Traeger worked with 3PL provider Kane Logistics to accommodate the rise in business-to-consumer orders. In one step, the two companies worked together to automate bills of lading.

“Now when drivers show up, they don’t have 40 pages of bills of lading,” Davis says. “They know what shipments they’re picking up and can just grab a trailer and go.”

Not content to stop there, Traeger plans to soon eliminate bills of lading. Instead, drivers will scan a manifest to identify the correct pallet. The company has successfully tested this process and found it allows trailers to move more efficiently.

To help Traeger respond to growth in its direct-to-consumer business, Kane engineers scrutinized the company’s warehouse processes, looking for efficiencies.

For example, Kane helped Traeger reposition fast-moving units closer to the pick-pack stations. The 3PL outfitted warehouse operators with tablets that print wirelessly, minimizing the distances workers must travel throughout the warehouse to print labels.

Just as important as these changes is the quick, thorough action Kane has taken throughout the pandemic to ensure all employees’ safety. This allowed Traeger to make it through the busy season while avoiding shutdowns.

Also key is Kane’s ability to regularly offer ideas and then act on continuous improvement projects.

“Some bigger 3PLs are slower to move,” Davis says. In contrast, Kane—like Traeger—has demonstrated responsiveness and flexibility amid growth in 2020. These qualities will be key, given Traeger’s forecasts of another year of double-digit sales increases.

Warehousing’s Future: Hang On to Your Hats

While the challenges imposed by the pandemic will, we all hope, recede in the coming year, several other trends promise to influence the warehousing sector going forward, says Jim Tompkins, founder and chairman of Tompkins International.

One trend is increasing automation, driven largely by the difficulty of finding labor to meet the increasing level of direct-to-consumer picking required.

To justify the investments required to automate, contracts between 3PLs and their clients will extend for longer time periods, Tompkins says. At the same time, 3PLs will need to be more flexible in offering warehousing on demand, along with traditional relationships.

In another shift, many warehouses will move closer to consumers, enabling e-commerce orders to be delivered more quickly and inexpensively. It’s also possible companies outside the logistics sector who understand direct-to-consumer needs, will enter the industry.

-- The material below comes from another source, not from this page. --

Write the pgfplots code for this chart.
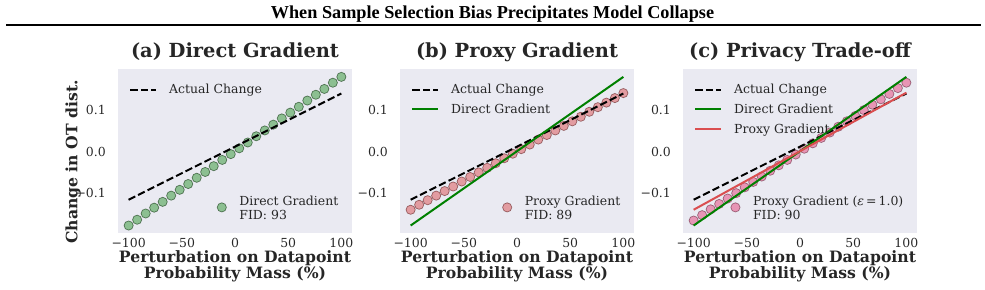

Given the changes on the horizon, both 3PLs and shippers need to rethink their roles. Logistics providers must work with clients to establish more resilient, adaptable flows of goods from manufacturers to consumers. This includes both the physical handling of products and the intelligence of the supply chain.

“Hang on to your hats,” Tompkins says. “It is time to think anew and reinvent the relationships between 3PLs and their clients.”